E funziona sicuramente la trasformazione del corpo del protagonista in ci vedo molto Cronenberg, visto che in questi giorni si parla di un remake de La mosca.

Insomma un film talmente ricco che potremmo continuare a parlarne per ore.
Mi limito invece a due sole considerazioni finali.
Notato come si invertano le parti ed i buoni finiscano per essere i terribili alieni? Sembra di assistere ai primi film in cui gli indiani d’america cambiavano ruolo rispetto al western classico e diventavano vittime e non più carnefici. Del resto sempre di ghettizzazione stiamo parlando.
Ultima considerazione.
Il film è bello, ma la grossa novità è sicuramente l’idea di raccontare gli alieni non come invasori ma come immigrati ghettizzati.
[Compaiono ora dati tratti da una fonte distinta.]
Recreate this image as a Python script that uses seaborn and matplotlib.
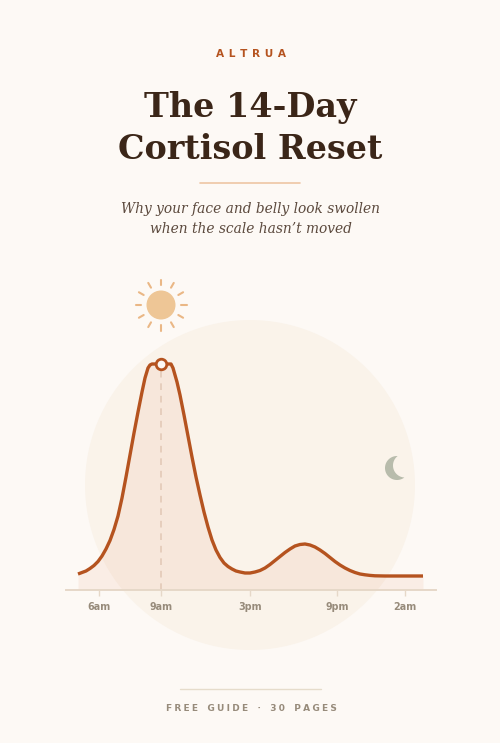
import matplotlib
matplotlib.use('Agg')
import matplotlib.pyplot as plt
import numpy as np
import pandas as pd
import seaborn as sns
from matplotlib.patches import Circle, Polygon

# Curve: position along the day axis and cortisol level
day_pos = [78, 82, 86, 90, 94, 98, 102, 106, 110, 114, 118, 122, 126, 130, 134, 138, 142,
           145, 148, 150, 152, 156, 161, 166, 171, 173, 175, 177, 180, 184, 188, 192,
           196, 200, 204, 208, 212, 216, 220, 224, 228, 232, 236, 240, 245, 250, 255,
           260, 265, 270, 275, 280, 285, 290, 295, 300, 305, 310, 315, 320, 325, 330,
           335, 340, 345, 350, 355, 360, 365, 370, 375, 385, 400, 423]
level = [16, 17.5, 19, 21.5, 24.5, 28.5, 34, 41, 49.5, 60.5, 74, 92, 113, 135, 157, 178, 198,
         212, 222, 225, 226, 226, 226, 226, 226, 222, 215, 208, 195, 175, 154, 133,
         113, 95, 78, 63, 50, 40, 32.5, 27, 23.5, 21, 19, 18, 17, 17, 18,
         19.5, 22, 25.5, 29.5, 33.5, 37.5, 41, 44, 45.5, 46, 45, 43, 40, 36.5, 32.5,
         28.5, 25, 22, 19.5, 17.5, 16, 15.2, 14.6, 14.2, 14, 14, 14]
tick_pos = [99, 161, 250, 337, 405]
tick_labels = ['6am', '9am', '3pm', '9pm', '2am']
peak_pos = 161
peak_level = 226

W, H = 500, 743
BG = '#fdf9f5'
CIRCLE = '#faf3ea'
RUST = '#b5531f'
DARK = '#3b2618'
SUN = '#eec696'

sns.set_theme(style='white', rc={'figure.facecolor': BG, 'axes.facecolor': 'none'})
plt.rcParams['font.family'] = ['DejaVu Sans']

fig = plt.figure(figsize=(W / 100, H / 100), dpi=100)

# page layer in pixel units for the decoration
page = fig.add_axes([0, 0, 1, 1])
page.set_xlim(0, W)
page.set_ylim(H, 0)
page.axis('off')

page.add_patch(Circle((250, 485), 165, color=CIRCLE, lw=0))

# sun
page.add_patch(Circle((161, 305), 14.5, color=SUN, lw=0))
for ang in np.arange(0, 360, 30):
    a = np.deg2rad(ang)
    page.plot([161 + 20 * np.cos(a), 161 + 25.5 * np.cos(a)],
              [305 + 20 * np.sin(a), 305 + 25.5 * np.sin(a)],
              color='#eab785', lw=1.5, solid_capstyle='round')

# moon: outer arc of one disc, back along the inner arc of a second disc
t = np.deg2rad(np.linspace(0, 360, 721))
outer = np.c_[397 + 12 * np.cos(t), 468 + 12 * np.sin(t)]
inner = np.c_[405 + 12 * np.cos(t), 465.5 + 12 * np.sin(t)]
outer = outer[np.hypot(outer[:, 0] - 405, outer[:, 1] - 465.5) >= 12]
inner = inner[np.hypot(inner[:, 0] - 397, inner[:, 1] - 468) <= 12]
# start both arcs at the lower horn
outer = outer[np.argsort(np.arctan2(outer[:, 1] - 468, outer[:, 0] - 397) % (2 * np.pi))]
inner = inner[np.argsort(np.arctan2(inner[:, 1] - 465.5, inner[:, 0] - 405) % (2 * np.pi))][::-1]
page.add_patch(Polygon(np.r_[outer, inner], closed=True, color='#b8bcac', lw=0))

page.text(250.5, 54, 'A \u200aL \u200aT \u200aR \u200aU \u200aA', ha='center', va='center',
          fontsize=7.6, fontweight='bold', color=RUST)
page.text(250, 128.5, 'The 14-Day\nCortisol Reset', ha='center', va='center',
          family='DejaVu Serif', fontweight='bold', fontsize=24, color=DARK,
          linespacing=1.32)
page.plot([200, 300], [182.5, 182.5], color='#eec6a4', lw=1.2)
page.text(250.5, 219, 'Why your face and belly look swollen\nwhen the scale hasn\u2019t moved',
          ha='center', va='center', family='DejaVu Serif', style='italic',
          fontsize=9.95, color='#5c4a3e', linespacing=1.5)
page.plot([180, 321], [688.5, 688.5], color='#e6dccb', lw=1)
page.text(251.5, 708.5,
          'F\u2005R\u2005E\u2005E   G\u2005U\u2005I\u2005D\u2005E   \u00b7   3\u20050   P\u2005A\u2005G\u2005E\u2005S',
          ha='center', va='center', fontsize=6.5, fontweight='bold', color='#978b7b')

# chart axes: x in day position, y is level above the baseline
left, right, top, base = 66, 436, 340, 590
ax = fig.add_axes([left / W, 1 - base / H, (right - left) / W, (base - top) / H])
ax.set_xlim(left, right)
ax.set_ylim(0, base - top)

df = pd.DataFrame({'day_pos': day_pos, 'level': level})
ax.fill_between(df['day_pos'], df['level'], 0, color='#d9622b', alpha=0.08, lw=0)
ax.plot([peak_pos, peak_pos], [0, peak_level], color='#e3c9b8', lw=1.2, ls=(0, (4, 3.5)))
sns.lineplot(data=df, x='day_pos', y='level', color=RUST, lw=2.4, sort=False,
             errorbar=None, ax=ax, solid_joinstyle='round', solid_capstyle='butt')
sns.scatterplot(x=[peak_pos], y=[peak_level], s=58, color=BG, edgecolor=RUST,
                linewidth=2, zorder=5, ax=ax, clip_on=False)

sns.despine(ax=ax, left=True)
ax.spines['bottom'].set_color('#e6d8c8')
ax.spines['bottom'].set_linewidth(1.4)
ax.set_yticks([])
ax.set_xticks(tick_pos)
ax.set_xticklabels(tick_labels, fontsize=6.9, fontweight='bold', color='#978b7b')
ax.tick_params(axis='x', length=4, width=1, color='#e6d8c8', pad=5, bottom=True)
ax.set_xlabel('')
ax.set_ylabel('')

fig.savefig('out.png', dpi=100, facecolor=BG)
Il problema è che questa novità era già tutta presente nel cortometraggio di Blomkamp cui questo film è ispirato.

6 Comments

  1. Verissimo, il corto già dice parecchio. Comunque è un mix potente, solitamente non gradisco la mdp che balla ma qui ci stava bene. Regista fenomenale 🙂

  2. soloparolesparse says:

    A me non dispiace in generale… purchè sia giustificata dalla vicenda o quantomeno dallo stile del film.